Futures that predict box office receipts for film releases are an appealing idea. Harness the collective brains of the market to predict whether a film will do well, and you have a useful hedging tool.
But the more you think about this notion, the more troubling it becomes.
Go back to the basics for a minute. Insurance is for risks that are unequivocally bad for everyone – like fires and shipwrecks. The insurer gets paid for putting its capital at risk to protect others – but it does not win big if these disasters happen.
Futures are for risks that are good for some and bad for others – essentially, price risks. Each party trades potential upside for certainty, and either can make a killing if it bets right.
Both insurance and futures were originally conceived to deal with risks outside human control – death, lightning, bad harvests.
Of course, futures are used to manage many risks of human-generated supply and demand. But so many people are involved that no one person or group should – if the market is regulated properly – be able to substantially alter the balance of supply and demand.
Anyone who did manage to specifically change the market price would be guilty of market manipulation, an offence – just as it would be a crime to cause an insured disaster such as a fire.
The limits of hedging
There is another whole category of risks – what could be called business risks, or product risks.
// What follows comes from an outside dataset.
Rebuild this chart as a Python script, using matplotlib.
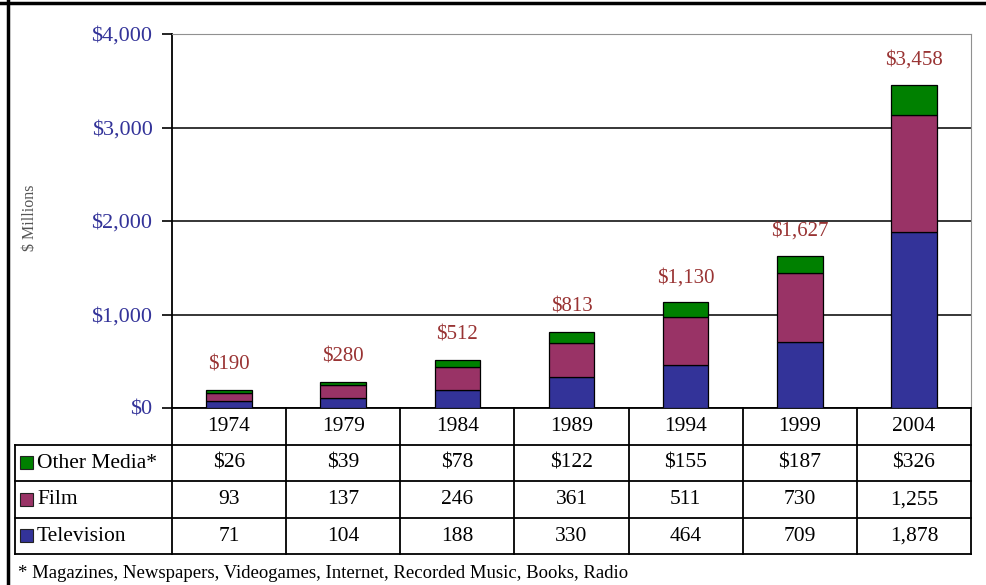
import matplotlib.pyplot as plt
from matplotlib.lines import Line2D
from matplotlib.patches import Rectangle
from matplotlib.ticker import FuncFormatter
import numpy as np

years = ['1974', '1979', '1984', '1989', '1994', '1999', '2004']
television = [71, 104, 188, 330, 464, 709, 1878]
film = [93, 137, 246, 361, 511, 730, 1255]
other_media = [26, 39, 78, 122, 155, 187, 326]
totals = [190, 280, 512, 813, 1130, 1627, 3458]

row_names = ['Other Media*', 'Film', 'Television']
row_values = [other_media, film, television]
row_colors = ['#008000', '#993366', '#333399']

footnote = '* Magazines, Newspapers, Videogames, Internet, Recorded Music, Books, Radio'

plt.rcParams['font.family'] = ['Liberation Serif', 'DejaVu Serif']

W, H = 987, 585
fig = plt.figure(figsize=(W / 100, H / 100), dpi=100)
fig.patch.set_facecolor('white')

# pixel layout of the reference
px_left, px_right, px_top, px_zero = 172, 971, 34, 408
tab_left, tab_bottom = 15, 554

ax = fig.add_axes([px_left / W, 1 - px_zero / H,
                   (px_right - px_left) / W, (px_zero - px_top) / H])
x = np.arange(len(years))
bw = 0.40
ax.bar(x, television, bw, color=row_colors[2], edgecolor='black', linewidth=0.9, zorder=3)
ax.bar(x, film, bw, bottom=television, color=row_colors[1], edgecolor='black',
       linewidth=0.9, zorder=3)
base2 = np.array(television) + np.array(film)
ax.bar(x, other_media, bw, bottom=base2, color=row_colors[0], edgecolor='black',
       linewidth=0.9, zorder=3)

for i, t in enumerate(totals):
    ax.annotate('${:,}'.format(t), (x[i], t), xytext=(0, 11), textcoords='offset points',
                ha='center', va='bottom', fontsize=15, color='#993333')

ax.set_xlim(-0.5, len(years) - 0.5)
ax.set_ylim(0, 4000)
ax.set_yticks([0, 1000, 2000, 3000, 4000])
ax.yaxis.set_major_formatter(FuncFormatter(lambda v, p: '${:,.0f}'.format(v)))
ax.tick_params(axis='y', length=7, width=1.2, pad=7, labelsize=16, labelcolor='#333399')
ax.set_xticks([])
ax.grid(axis='y', color='black', linewidth=1.1, zorder=1)
ax.spines['left'].set_linewidth(1.3)
ax.spines['bottom'].set_linewidth(1.3)
ax.spines['top'].set_color('#909090')
ax.spines['right'].set_color('#909090')
ax.set_ylabel('$ Millions', fontsize=11.5, color='#555555')
ax.yaxis.set_label_coords((38 - px_left) / (px_right - px_left), 0.51)

# data table underneath, sharing the category columns
upx = (px_right - px_left) / len(years)
tx0 = -0.5 - (px_left - tab_left) / upx
tx1 = len(years) - 0.5 + 1 / upx
tab = fig.add_axes([tab_left / W, 1 - tab_bottom / H,
                    (px_right + 1 - tab_left) / W, (tab_bottom - px_zero) / H])
tab.set_xlim(tx0, tx1)
tab.set_ylim(4, 0)
tab.axis('off')

lw = 1.3
for k in range(len(years) + 1):
    tab.plot([k - 0.5, k - 0.5], [0, 4], color='black', lw=lw, clip_on=False)
tab.plot([tx0, tx0], [1, 4], color='black', lw=lw, clip_on=False)
for r in range(1, 5):
    tab.plot([tx0, len(years) - 0.5], [r, r], color='black', lw=lw, clip_on=False)

for i, yr in enumerate(years):
    tab.text(i, 0.5, yr, ha='center', va='center', fontsize=15.5)

sq = 13 / upx
for r, (name, vals, col) in enumerate(zip(row_names, row_values, row_colors)):
    yc = r + 1.5
    tab.add_patch(Rectangle((tx0 + 5 / upx, yc - 0.18), sq, 0.36, facecolor=col,
                            edgecolor='#222222', lw=0.8, clip_on=False))
    tab.text(tx0 + 22 / upx, yc + 0.02, name, ha='left', va='center', fontsize=15.5)
    for i, v in enumerate(vals):
        s = '${:,}'.format(v) if r == 0 else '{:,}'.format(v)
        tab.text(i, yc + 0.02, s, ha='center', va='center', fontsize=15.5)

fig.text(18 / W, 1 - 574 / H, footnote, ha='left', va='center', fontsize=13.5)

# outer frame of the original slide
fig.add_artist(Line2D([0, 1], [1 - 2.5 / H, 1 - 2.5 / H], color='black', lw=2.5))
fig.add_artist(Line2D([8.5 / W, 8.5 / W], [0, 1], color='black', lw=2.5))

fig.savefig('out.png', dpi=100)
These are risks where an identifiable group of people does have, quite legitimately, immense influence over the outcome.
Pretty well any business venture falls into this category. And these risks cannot normally be hedged or laid off to any third party.
Ford, for example, cannot take out an insurance policy to guarantee the level of its profits next year. The reasons are obvious. If any insurer or counterparty could predict how well Ford would do, enough to risk its own capital, it would know more than Ford’s own management. And if Ford’s profits were guaranteed, why would it have any incentive to try and maximise them?
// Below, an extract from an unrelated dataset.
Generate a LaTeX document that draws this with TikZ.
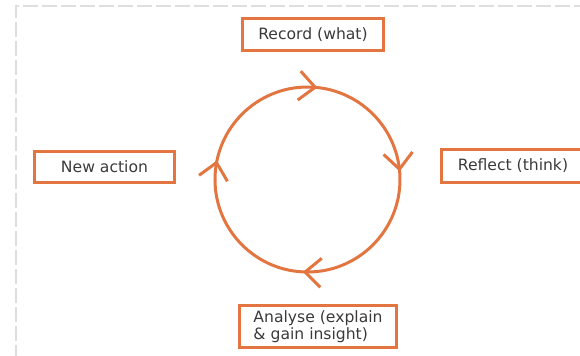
\documentclass[tikz,border=0pt]{standalone}
\usepackage{fontspec}
\setmainfont{DejaVu Sans}
\usetikzlibrary{arrows.meta,positioning,decorations.markings}
\definecolor{cycleorange}{RGB}{226,117,64}
\definecolor{labelgray}{RGB}{58,58,58}
\definecolor{framegray}{RGB}{222,222,222}

\begin{document}
\begin{tikzpicture}[%
	x=0.5pt,y=-0.5pt,>={Straight Barb[length=8pt,width=14.5pt]},
	stage/.style={draw=cycleorange,line width=1.5pt,text=labelgray,
		font=\fontsize{7.8}{8.5}\selectfont,inner sep=0pt},
	cycle mark/.style={postaction={decorate},decoration={markings,
		mark=at position 0.258 with {\arrow{>}},
		mark=at position 0.533 with {\arrow{>}},
		mark=at position 0.767 with {\arrow{>}},
		mark=at position 0.986 with {\arrow{>}}}}]

	\useasboundingbox (0,0) rectangle (580,355);

	% dashed frame
	\coordinate (FL) at (16,360);
	\coordinate (FC) at (16,6);
	\coordinate (FR) at (590,6);
	\draw[framegray,line width=0.8pt,dash pattern=on 7.5pt off 2pt] (FL) -- (FC) -- (FR);

	% the cycle
	\coordinate (C) at (307.5,179.5);
	\draw[cycleorange,line width=1.5pt,cycle mark]
		(C) ++(0:92.5) arc[start angle=0,end angle=360,radius=92.5];

	\node[stage,minimum width=70.5pt,minimum height=16pt]	(record)	at (313,34.5)	{Record (what)};
	\node[stage,minimum width=72pt,minimum height=16.5pt]	(reflect)	at (513,166)	{Reflect (think)};
	\node[stage,minimum width=78.5pt,minimum height=21pt,align=left]	(analyse)	at (318,326.5)	{%
		Analyse (explain\\
		\& gain insight)
	};
	\node[stage,minimum width=70pt,minimum height=15.5pt]	(newaction)	at (104.5,167)	{New action};

\end{tikzpicture}
\end{document}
Moreover, the appropriate vehicles already exist for those who want to invest in the risk of Ford’s success – buying its debt or equity.
No natural counterparties
Movies are business risks. Everyone involved in making, marketing and distributing a film is supposed to be trying their utmost to make it succeed. These individuals and companies therefore have huge influence on the outcome.
In the underlying markets covered by existing futures markets, any outcome is good for some parties and bad for others. But while the failure of a film is bad for the makers and distributors, who is it good for?
It is hard to see any group with a legitimate reason to wish for that outcome – except rival film makers. And would they want to insure their competitors’ mistakes?
The fact that films are business risks means it is very hard to see how a fair futures market could exist, and even harder to see a justification for it.
The promoters of box office futures are presumably encouraged by the existence of equity derivatives. It is permissible to invest in a company and buy a put on its stock in case things go wrong.
But these are public companies and the shareholders are at more than arm’s length from management, with basically no influence on how the firm is run. Using inside knowledge is punishable by law.
With films, anyone involved in making or investing in a particular movie would have a knowledge advantage. Why should they be allowed to lay off risks to less well informed punters in the street?
The movie exchanges’ vehement arguments that they would be able to prevent anyone manipulating the box office takings figures are entirely beside the point. The film makers would have influence on the film’s performance quite legitimately, by producing the film. It is this that makes them unfit participants in a futures market.
Would it not be the height of moral hazard to allow a film’s makers or investors to hedge their business risk? Once hedged, they could relax and let the movie be mediocre. Someone else would pick up the tab.
Yet if those involved in making or backing a film were banned from the market, movie futures would perform no risk management function – except perhaps for cinema owners.
The futures might be a legitimate form of speculation for unconnected third parties – like betting on sports matches. But at least with a football game, only the players are on the field, and they are highly motivated to win.
With a movie production, thousands of people are involved over a period of several years, all wielding a little influence on the outcome and gleaning a little knowledge. It would be good to know how you prevent all of them from betting – or giving tips.
Perhaps Media Derivatives Exchange and Cantor Futures Exchange should found a new financial centre for movie futures – in Las Vegas.